To be done:
Search the material for the string "using", then return every line where it is found.

start

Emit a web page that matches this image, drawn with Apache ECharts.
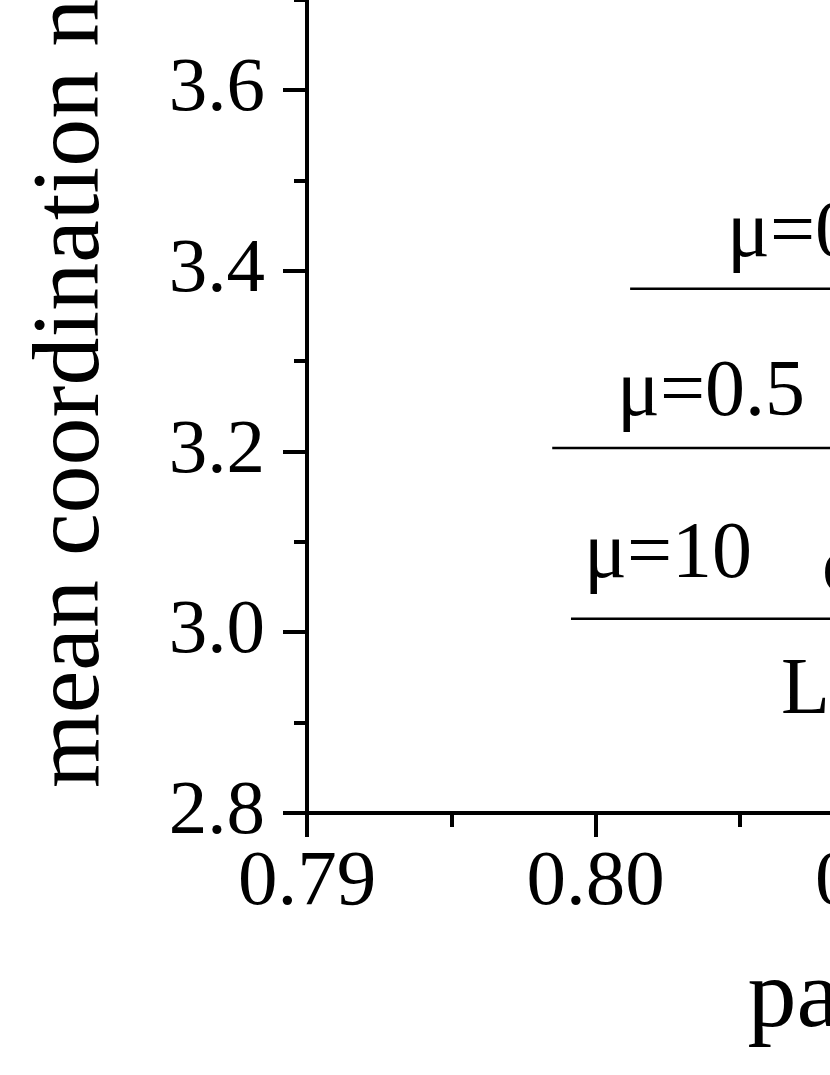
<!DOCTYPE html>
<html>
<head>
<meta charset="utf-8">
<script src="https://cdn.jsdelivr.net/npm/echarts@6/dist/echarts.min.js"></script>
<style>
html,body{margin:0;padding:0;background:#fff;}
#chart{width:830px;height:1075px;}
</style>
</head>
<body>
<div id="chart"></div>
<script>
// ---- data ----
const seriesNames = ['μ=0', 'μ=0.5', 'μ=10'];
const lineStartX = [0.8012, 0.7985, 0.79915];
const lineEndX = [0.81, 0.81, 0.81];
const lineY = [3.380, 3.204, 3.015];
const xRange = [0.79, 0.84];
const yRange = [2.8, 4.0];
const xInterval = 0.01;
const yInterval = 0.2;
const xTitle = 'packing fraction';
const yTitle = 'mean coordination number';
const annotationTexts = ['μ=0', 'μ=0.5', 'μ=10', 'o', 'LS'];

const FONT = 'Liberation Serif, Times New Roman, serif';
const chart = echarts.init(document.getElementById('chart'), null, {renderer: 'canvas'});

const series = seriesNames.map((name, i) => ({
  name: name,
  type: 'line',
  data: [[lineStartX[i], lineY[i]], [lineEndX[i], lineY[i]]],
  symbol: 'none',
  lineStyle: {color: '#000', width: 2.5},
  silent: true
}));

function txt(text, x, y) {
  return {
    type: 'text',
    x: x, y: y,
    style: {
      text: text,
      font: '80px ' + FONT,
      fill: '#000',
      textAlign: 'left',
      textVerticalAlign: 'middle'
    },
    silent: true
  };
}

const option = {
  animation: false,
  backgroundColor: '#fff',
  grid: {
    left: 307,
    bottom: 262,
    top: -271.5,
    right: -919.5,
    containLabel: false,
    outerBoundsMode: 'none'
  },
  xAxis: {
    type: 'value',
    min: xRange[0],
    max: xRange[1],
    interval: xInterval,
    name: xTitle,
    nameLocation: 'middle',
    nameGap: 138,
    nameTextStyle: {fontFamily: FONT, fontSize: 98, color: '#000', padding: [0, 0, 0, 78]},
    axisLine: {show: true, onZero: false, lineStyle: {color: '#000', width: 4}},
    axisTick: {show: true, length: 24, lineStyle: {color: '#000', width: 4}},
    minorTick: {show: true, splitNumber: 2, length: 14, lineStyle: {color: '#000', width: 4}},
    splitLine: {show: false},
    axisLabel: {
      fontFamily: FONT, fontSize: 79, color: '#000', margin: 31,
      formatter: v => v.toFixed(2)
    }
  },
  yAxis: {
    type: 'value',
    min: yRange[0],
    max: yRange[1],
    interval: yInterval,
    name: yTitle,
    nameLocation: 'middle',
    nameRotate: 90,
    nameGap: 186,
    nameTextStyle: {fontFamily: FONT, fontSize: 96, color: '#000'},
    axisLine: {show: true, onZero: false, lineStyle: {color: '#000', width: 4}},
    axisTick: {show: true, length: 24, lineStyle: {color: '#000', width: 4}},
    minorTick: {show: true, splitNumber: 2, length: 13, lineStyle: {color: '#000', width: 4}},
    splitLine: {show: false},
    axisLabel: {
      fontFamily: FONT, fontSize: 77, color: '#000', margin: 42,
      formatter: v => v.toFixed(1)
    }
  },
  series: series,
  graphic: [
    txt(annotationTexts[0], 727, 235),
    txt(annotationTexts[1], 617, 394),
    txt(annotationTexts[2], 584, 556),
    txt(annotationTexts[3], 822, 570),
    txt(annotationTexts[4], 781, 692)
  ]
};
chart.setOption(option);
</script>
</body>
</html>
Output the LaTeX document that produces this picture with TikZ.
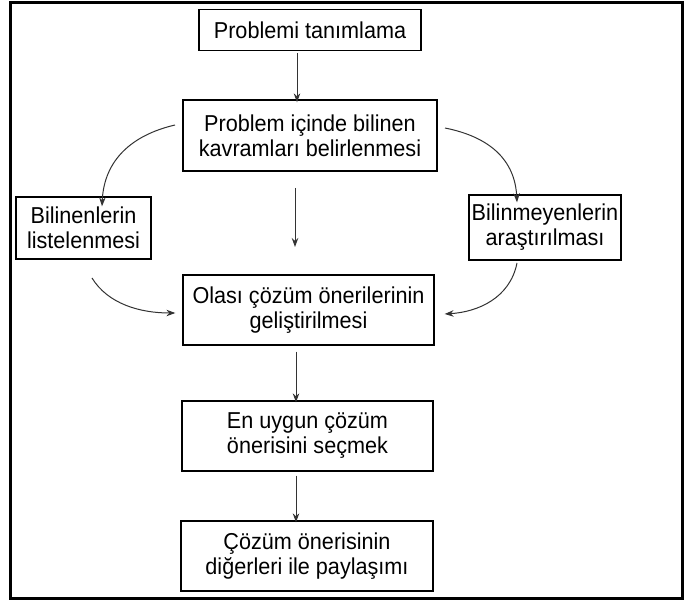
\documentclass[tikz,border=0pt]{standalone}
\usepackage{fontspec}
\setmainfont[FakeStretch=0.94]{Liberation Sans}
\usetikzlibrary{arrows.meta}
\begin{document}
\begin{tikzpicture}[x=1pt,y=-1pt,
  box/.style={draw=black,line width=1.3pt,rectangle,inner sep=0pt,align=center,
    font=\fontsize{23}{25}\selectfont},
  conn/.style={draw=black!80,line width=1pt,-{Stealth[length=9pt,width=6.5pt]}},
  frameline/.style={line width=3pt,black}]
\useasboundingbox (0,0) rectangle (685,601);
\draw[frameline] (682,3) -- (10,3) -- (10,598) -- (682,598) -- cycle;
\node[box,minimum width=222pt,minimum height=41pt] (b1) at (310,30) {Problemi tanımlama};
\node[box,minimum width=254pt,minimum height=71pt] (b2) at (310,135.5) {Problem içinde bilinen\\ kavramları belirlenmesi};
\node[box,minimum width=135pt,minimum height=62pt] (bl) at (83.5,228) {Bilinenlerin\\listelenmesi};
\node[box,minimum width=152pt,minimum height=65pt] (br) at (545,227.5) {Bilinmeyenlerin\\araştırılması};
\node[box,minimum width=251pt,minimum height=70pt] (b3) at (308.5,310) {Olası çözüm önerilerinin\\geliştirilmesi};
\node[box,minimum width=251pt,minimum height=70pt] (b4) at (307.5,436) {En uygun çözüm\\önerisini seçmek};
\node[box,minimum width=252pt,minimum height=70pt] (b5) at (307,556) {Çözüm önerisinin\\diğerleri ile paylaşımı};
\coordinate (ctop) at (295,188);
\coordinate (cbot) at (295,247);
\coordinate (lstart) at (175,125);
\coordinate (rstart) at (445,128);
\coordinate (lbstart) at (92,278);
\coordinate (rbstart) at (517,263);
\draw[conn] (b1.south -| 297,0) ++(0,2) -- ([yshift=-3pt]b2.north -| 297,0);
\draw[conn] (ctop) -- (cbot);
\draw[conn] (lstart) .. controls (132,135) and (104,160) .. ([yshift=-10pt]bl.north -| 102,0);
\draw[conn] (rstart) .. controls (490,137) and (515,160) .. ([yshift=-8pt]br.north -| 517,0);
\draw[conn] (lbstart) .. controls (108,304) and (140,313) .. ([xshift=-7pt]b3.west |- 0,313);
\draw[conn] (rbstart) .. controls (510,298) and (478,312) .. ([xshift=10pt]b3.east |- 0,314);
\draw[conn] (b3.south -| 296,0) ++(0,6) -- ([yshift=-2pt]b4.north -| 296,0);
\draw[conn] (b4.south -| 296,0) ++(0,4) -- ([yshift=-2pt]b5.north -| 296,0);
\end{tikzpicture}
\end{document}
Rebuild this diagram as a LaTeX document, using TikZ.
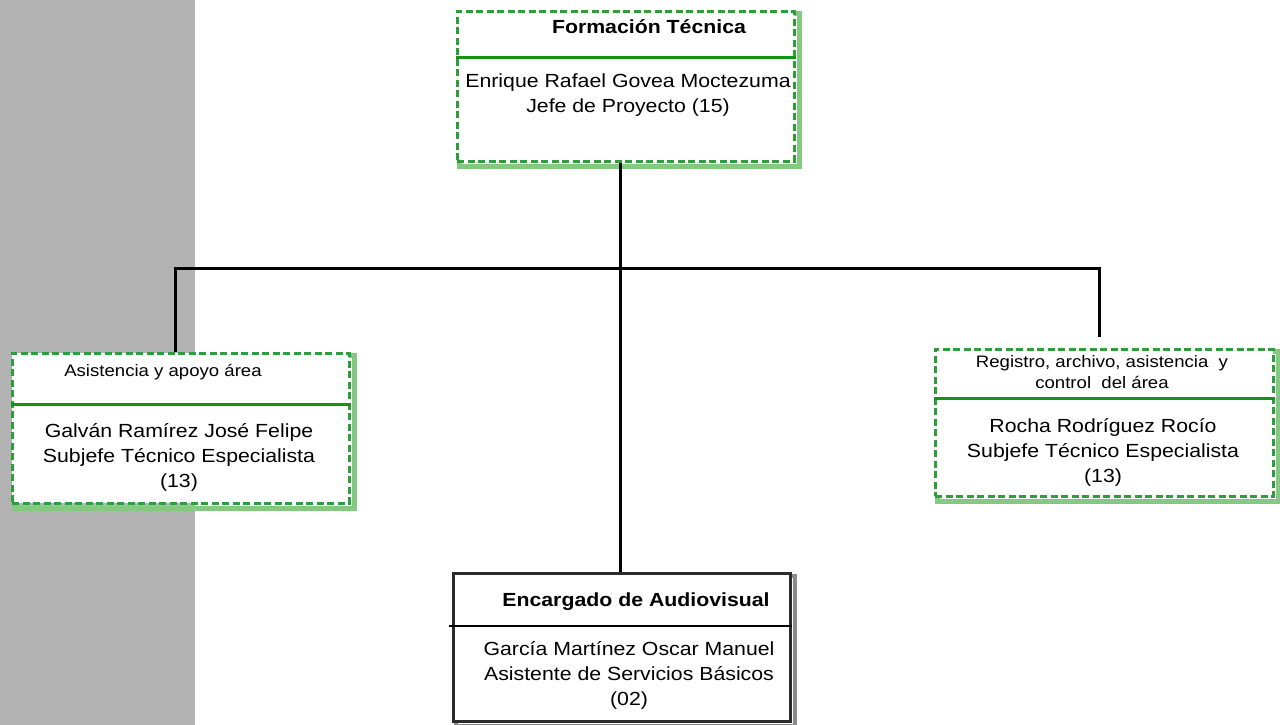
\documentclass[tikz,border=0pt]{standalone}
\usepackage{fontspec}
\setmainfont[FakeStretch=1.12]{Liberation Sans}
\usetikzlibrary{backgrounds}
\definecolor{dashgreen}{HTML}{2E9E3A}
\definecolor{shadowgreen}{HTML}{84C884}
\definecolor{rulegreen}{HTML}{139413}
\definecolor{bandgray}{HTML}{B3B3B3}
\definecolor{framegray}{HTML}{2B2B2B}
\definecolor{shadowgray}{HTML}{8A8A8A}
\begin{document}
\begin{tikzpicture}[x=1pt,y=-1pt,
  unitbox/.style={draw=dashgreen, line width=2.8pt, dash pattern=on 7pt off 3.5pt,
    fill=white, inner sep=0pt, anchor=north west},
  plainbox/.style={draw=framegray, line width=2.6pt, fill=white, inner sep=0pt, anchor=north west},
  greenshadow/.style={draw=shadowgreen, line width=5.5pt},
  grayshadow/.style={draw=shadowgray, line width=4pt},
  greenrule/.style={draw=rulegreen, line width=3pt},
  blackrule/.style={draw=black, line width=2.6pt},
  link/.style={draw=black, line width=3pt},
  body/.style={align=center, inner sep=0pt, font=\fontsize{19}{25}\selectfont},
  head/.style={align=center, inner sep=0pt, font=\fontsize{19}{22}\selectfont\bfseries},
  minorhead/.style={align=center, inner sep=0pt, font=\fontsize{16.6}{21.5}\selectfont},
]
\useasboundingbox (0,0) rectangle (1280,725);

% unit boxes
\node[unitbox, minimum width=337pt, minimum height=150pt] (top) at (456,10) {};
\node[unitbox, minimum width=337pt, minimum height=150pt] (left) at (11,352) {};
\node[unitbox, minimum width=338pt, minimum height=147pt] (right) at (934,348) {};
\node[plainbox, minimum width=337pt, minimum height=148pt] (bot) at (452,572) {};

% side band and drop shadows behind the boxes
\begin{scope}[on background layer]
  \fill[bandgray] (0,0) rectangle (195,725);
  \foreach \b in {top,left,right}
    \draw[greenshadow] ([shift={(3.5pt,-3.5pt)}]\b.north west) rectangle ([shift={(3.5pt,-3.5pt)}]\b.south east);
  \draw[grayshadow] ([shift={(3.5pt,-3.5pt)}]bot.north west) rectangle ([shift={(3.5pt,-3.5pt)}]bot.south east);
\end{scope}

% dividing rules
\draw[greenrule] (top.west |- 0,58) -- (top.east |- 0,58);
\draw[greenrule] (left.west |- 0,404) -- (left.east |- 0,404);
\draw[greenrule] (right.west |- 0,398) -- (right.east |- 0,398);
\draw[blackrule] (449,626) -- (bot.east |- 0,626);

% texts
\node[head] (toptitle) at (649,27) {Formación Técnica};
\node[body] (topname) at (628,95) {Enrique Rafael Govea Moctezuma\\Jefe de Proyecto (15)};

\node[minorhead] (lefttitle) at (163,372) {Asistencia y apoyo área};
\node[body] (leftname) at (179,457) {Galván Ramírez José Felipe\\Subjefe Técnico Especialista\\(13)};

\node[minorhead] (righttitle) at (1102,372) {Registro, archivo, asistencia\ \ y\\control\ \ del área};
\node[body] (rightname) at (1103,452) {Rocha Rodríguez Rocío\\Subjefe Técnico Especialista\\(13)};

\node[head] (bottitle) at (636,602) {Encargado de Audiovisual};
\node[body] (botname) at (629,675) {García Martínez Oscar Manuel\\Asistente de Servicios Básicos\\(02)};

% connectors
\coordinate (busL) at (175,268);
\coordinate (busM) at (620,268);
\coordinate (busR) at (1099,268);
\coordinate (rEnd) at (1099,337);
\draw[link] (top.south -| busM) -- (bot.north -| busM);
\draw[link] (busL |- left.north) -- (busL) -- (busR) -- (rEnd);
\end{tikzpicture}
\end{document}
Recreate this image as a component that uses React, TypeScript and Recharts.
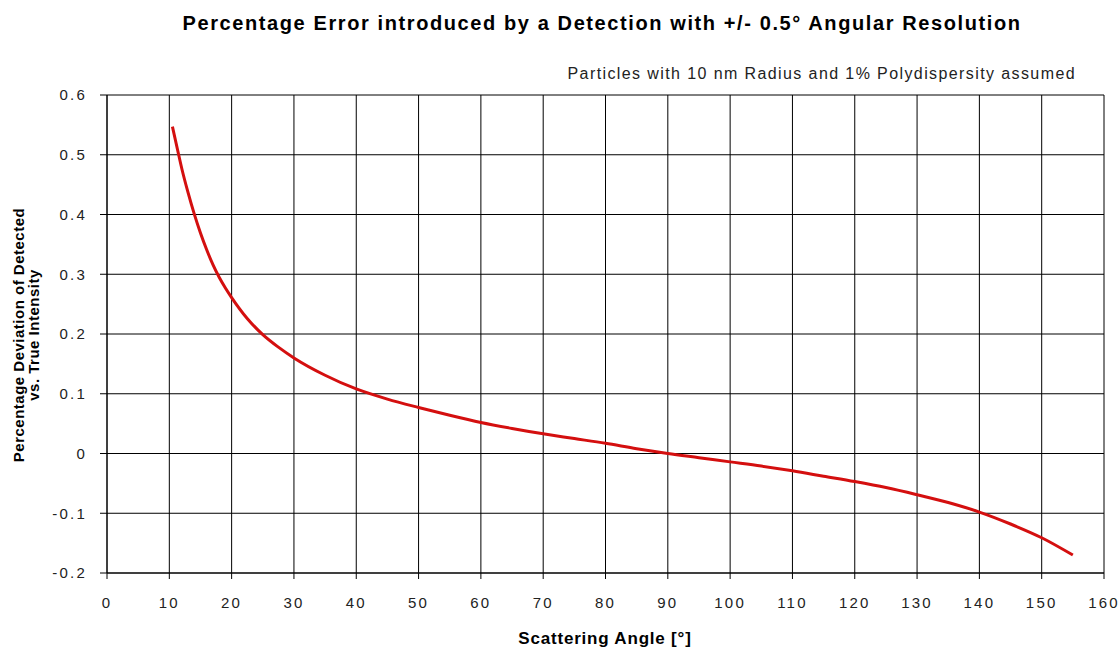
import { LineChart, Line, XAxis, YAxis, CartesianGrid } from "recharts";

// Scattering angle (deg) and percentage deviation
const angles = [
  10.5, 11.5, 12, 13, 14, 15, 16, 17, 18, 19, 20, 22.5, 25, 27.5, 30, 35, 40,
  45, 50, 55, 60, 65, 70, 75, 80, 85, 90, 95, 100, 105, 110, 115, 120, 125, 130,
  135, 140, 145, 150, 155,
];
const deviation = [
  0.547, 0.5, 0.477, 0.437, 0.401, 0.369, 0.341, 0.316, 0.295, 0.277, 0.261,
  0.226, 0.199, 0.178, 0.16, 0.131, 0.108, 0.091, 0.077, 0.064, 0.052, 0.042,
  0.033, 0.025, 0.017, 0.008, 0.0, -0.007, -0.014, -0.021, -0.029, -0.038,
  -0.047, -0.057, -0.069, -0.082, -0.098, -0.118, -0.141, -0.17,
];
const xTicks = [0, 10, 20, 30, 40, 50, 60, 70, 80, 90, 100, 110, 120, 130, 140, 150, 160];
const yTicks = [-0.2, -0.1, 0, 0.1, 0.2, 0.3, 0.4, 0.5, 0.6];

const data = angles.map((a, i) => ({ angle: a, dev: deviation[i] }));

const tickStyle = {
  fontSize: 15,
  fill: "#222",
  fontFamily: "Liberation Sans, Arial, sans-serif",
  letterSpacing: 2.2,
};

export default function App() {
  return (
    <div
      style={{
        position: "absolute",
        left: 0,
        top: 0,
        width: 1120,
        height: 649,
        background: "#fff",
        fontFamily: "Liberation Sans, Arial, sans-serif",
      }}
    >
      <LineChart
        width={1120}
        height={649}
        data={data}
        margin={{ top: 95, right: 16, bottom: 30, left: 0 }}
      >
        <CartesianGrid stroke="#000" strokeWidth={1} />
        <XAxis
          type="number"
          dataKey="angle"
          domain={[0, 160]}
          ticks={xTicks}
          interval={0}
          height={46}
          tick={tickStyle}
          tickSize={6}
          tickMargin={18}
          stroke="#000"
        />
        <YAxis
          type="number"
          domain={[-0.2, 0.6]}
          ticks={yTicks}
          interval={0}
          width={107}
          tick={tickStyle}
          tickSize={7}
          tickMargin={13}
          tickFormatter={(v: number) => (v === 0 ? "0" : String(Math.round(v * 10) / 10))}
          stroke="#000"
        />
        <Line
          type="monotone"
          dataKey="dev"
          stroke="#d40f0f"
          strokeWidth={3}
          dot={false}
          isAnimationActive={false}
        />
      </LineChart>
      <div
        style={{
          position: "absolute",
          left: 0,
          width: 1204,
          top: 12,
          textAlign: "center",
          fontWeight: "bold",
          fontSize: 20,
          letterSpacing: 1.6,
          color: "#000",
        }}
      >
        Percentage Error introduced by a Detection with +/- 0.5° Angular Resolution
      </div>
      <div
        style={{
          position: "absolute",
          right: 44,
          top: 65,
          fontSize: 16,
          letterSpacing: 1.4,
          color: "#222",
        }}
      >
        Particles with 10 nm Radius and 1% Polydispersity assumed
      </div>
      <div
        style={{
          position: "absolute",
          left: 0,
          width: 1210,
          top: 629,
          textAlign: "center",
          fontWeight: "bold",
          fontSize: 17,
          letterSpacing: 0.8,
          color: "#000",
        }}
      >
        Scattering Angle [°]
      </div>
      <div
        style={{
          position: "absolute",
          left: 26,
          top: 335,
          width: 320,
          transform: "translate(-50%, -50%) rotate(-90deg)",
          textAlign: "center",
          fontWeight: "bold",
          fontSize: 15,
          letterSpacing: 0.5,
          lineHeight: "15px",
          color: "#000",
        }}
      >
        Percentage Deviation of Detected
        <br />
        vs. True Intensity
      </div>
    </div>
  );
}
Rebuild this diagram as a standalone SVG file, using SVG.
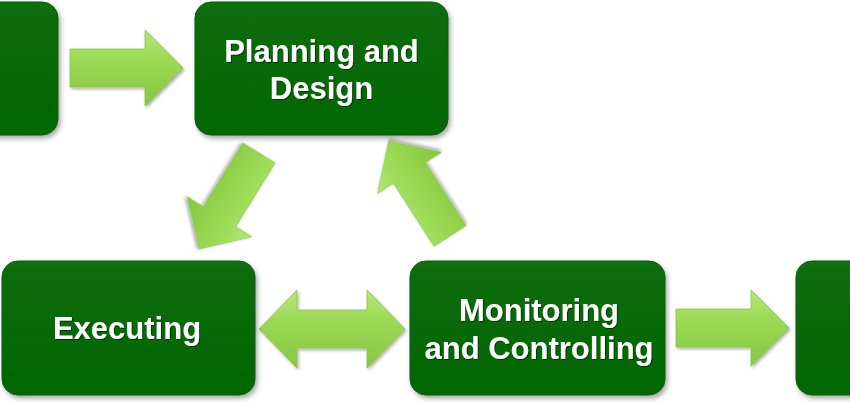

end

Expected answer:
Rebuild this diagram as a LaTeX document, using TikZ.
Rebuild this diagram as a standalone SVG file, using SVG.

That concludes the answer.